Another important point is that one would assume sophisticated parties (at a minimum, analysts, regulators and examiners, and possibly sophisticated investors) would pay as much or more attention to average ratios (i.e., average ratio for the quarter or year), and not solely on quarter-end or year-end ratios, although certain metrics are defined at period-end, in terms of examining the health of an institution, i.e. to account for any 'window dressing' factor. Among the disclosures specifically requested in the SEC's 'Dear CFO' letter, for example, are certain average quarterly balances for the past three years.

Regarding the questions identified in the Lehman examiner's report about 'Repo 105,' I believe the ultimate judgment - not necessarily in the court of public opinion, but in the court of law (although I speak as a non-lawyer on this) is that the judgement will turn on two matters: (1) whether the 'accounting' or recognition and measurement of Repo 105 was proper, i.e. 'in accordance with GAAP,' and (2) whether the disclosures, including MD&A and other disclosures, were sufficient, i.e. in accordance with GAAP and SEC rules.

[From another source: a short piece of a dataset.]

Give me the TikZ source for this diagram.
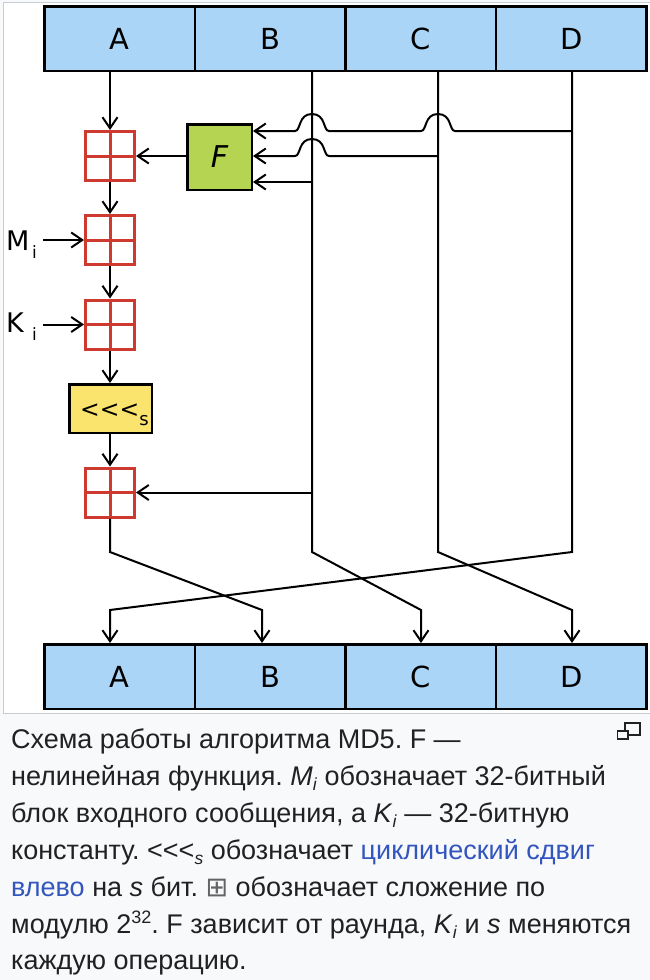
\documentclass[tikz,border=0pt]{standalone}
\usepackage{fontspec}
\setmainfont{Liberation Sans}
\newfontfamily\dejavu{DejaVu Sans}
\usetikzlibrary{arrows.meta}
\frenchspacing

\definecolor{regblue}{RGB}{170,213,247}
\definecolor{fgreen}{RGB}{181,212,82}
\definecolor{rotyellow}{RGB}{250,228,110}
\definecolor{addred}{RGB}{207,58,48}
\definecolor{capbg}{RGB}{248,249,250}
\definecolor{framegray}{RGB}{200,204,209}
\definecolor{captext}{RGB}{32,33,34}
\definecolor{linkblue}{RGB}{51,86,190}
\definecolor{symgray}{RGB}{100,100,100}

\newcommand\capsub[1]{\raisebox{-5pt}{\fontsize{17.5}{17.5}\selectfont #1}}
\newcommand\capsup[1]{\raisebox{10pt}{\fontsize{18}{18}\selectfont #1}}

\tikzset{
  reg/.style={draw=black, line width=2.5pt, fill=regblue, minimum width=150.6pt,
    minimum height=64.5pt, inner sep=0pt, font=\dejavu\fontsize{29}{29}\selectfont},
  adder/.style={draw=addred, fill=white, line width=3pt, minimum size=49pt, inner sep=0pt,
    path picture={\draw[addred, line width=3pt]
      (path picture bounding box.north) -- (path picture bounding box.south)
      (path picture bounding box.west) -- (path picture bounding box.east);}},
  fbox/.style={draw=black, line width=2.5pt, fill=fgreen, minimum width=64.5pt,
    minimum height=65.5pt, inner sep=0pt, font=\dejavu\itshape\fontsize{30}{30}\selectfont},
  rotbox/.style={draw=black, line width=2.5pt, fill=rotyellow, minimum width=82.5pt,
    minimum height=48.5pt, inner sep=0pt},
  conn/.style={draw=black, line width=2pt},
  arr/.style={conn, -{Straight Barb[length=11pt,width=15pt]}},
  inlabel/.style={anchor=base west, inner sep=0pt, font=\dejavu\fontsize{27}{27}\selectfont},
  captionline/.style={anchor=base west, inner sep=0pt, text=captext, font=\fontsize{27}{30}\selectfont}
}

\begin{document}
\begin{tikzpicture}[x=1pt,y=-1pt]
\useasboundingbox (0,0) rectangle (650,980);
\fill[capbg] (0,0) rectangle (650,980);
\filldraw[fill=white, draw=framegray, line width=1pt] (3.5,2.5) rectangle (652,713.5);

% registers
\node[reg] (tA) at (119.6,38.5) {A};
\node[reg] (tB) at (270.2,38.5) {B};
\node[reg] (tC) at (420.8,38.5) {C};
\node[reg] (tD) at (571.4,38.5) {D};
\node[reg] (bA) at (119.6,676.5) {A};
\node[reg] (bB) at (270.2,676.5) {B};
\node[reg] (bC) at (420.8,676.5) {C};
\node[reg] (bD) at (571.4,676.5) {D};

% operations
\node[adder] (add1) at (110,156) {};
\node[adder] (add2) at (110,240) {};
\node[adder] (add3) at (110,324.5) {};
\node[adder] (add4) at (110,492.5) {};
\node[fbox] (Fbox) at (219.5,157) {F};
\node[rotbox] (rot) at (110.5,408.5) {};
\node[anchor=base west, inner sep=0pt] (rottxt) at (80,417)
  {{\dejavu\fontsize{23.5}{23.5}\selectfont <{}<{}<}\raisebox{-8pt}{\dejavu\fontsize{18}{18}\selectfont s}};

\node[inlabel] (Mi) at (6,250) {\makebox[26pt][l]{M}\raisebox{-8pt}{\fontsize{17}{17}\selectfont i}};
\node[inlabel] (Ki) at (6,332) {\makebox[26pt][l]{K}\raisebox{-8pt}{\fontsize{17}{17}\selectfont i}};

% named points
\coordinate (jD1) at (572,131);
\coordinate (jC1) at (438,156);
\coordinate (jB1) at (312,182);
\coordinate (kA) at (110,552);
\coordinate (kB) at (312,552);
\coordinate (kC) at (438,552);
\coordinate (kD) at (572,552);
\coordinate (lA) at (262,610);
\coordinate (lB) at (421,610);
\coordinate (lC) at (572,610);
\coordinate (lD) at (110,610);
\coordinate (mIn) at (43,240);
\coordinate (kIn) at (43,324.5);

% main chain
\draw[arr] (add1.north |- tA.south) -- (add1.north);
\draw[arr] (Fbox.west |- add1.east) -- (add1.east);
\draw[arr] (add1.south) -- (add2.north);
\draw[arr] (add2.south) -- (add3.north);
\draw[arr] (add3.south) -- (rot.north -| add3.south);
\draw[arr] (rot.south -| add4.north) -- (add4.north);
\draw[arr] (mIn) -- (add2.west);
\draw[arr] (kIn) -- (add3.west);

% inputs of F
\draw[arr] (jD1) -- (455,131) .. controls (449,131) and (452,114) .. (438,114)
  .. controls (424,114) and (427,131) .. (421,131) -- (329,131)
  .. controls (323,131) and (326,114) .. (312,114)
  .. controls (298,114) and (301,131) .. (295,131) -- (Fbox.east |- jD1);
\draw[arr] (jC1) -- (329,156) .. controls (323,156) and (326,139) .. (312,139)
  .. controls (298,139) and (301,156) .. (295,156) -- (Fbox.east |- jC1);
\draw[arr] (jB1) -- (Fbox.east |- jB1);

% B into last adder
\draw[arr] (kB |- add4.east) -- (add4.east);

% register lines and permutation
\draw[arr] (add4.south) -- (kA) -- (lA) -- (lA |- bB.north);
\draw[arr] (kB |- tB.south) -- (kB) -- (lB) -- (lB |- bC.north);
\draw[arr] (kC |- tC.south) -- (kC) -- (lC) -- (lC |- bD.north);
\draw[arr] (kD |- tD.south) -- (kD) -- (lD) -- (lD |- bA.north);

% caption
\node[captionline] (c1) at (11,748.5) {Схема работы алгоритма MD5. F —};
\node[captionline] (c2) at (11,785.3) {нелинейная функция. \textit{M}\capsub{\textit{i}} обозначает 32-битный};
\node[captionline] (c3) at (11,822) {блок входного сообщения, а \textit{K}\capsub{\textit{i}} — 32-битную};
\node[captionline] (c4) at (11,859) {константу. <{}<{}<\capsub{\textit{s}} обозначает \textcolor{linkblue}{циклический сдвиг}};
\node[captionline] (c5) at (11,896) {\textcolor{linkblue}{влево} на \textit{s} бит. {\dejavu\color{symgray}⊞} обозначает сложение по};
\node[captionline] (c6) at (11,933) {модулю 2\capsup{32}. F зависит от раунда, \textit{K}\capsub{\textit{i}} и \textit{s} меняются};
\node[captionline] (c7) at (11,969.5) {каждую операцию.};

% enlarge icon
\draw[captext, line width=1.3pt] (625,723) rectangle (640,735);
\filldraw[fill=capbg, draw=captext, line width=1.3pt] (617.5,731) rectangle (628,739);
\end{tikzpicture}
\end{document}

Looking ahead, there may be changes to accounting rules (although there have already been major changes to GAAP since the fall of Lehman, among the new standards issued by FASB over the past year), but I'd say its more likely that there may be changes in SEC disclosure rules or other regulatory capital or disclosure rules building on the SEC's 'Dear CFO' letter. The April 20 Congressional hearing may shed some light on this issue.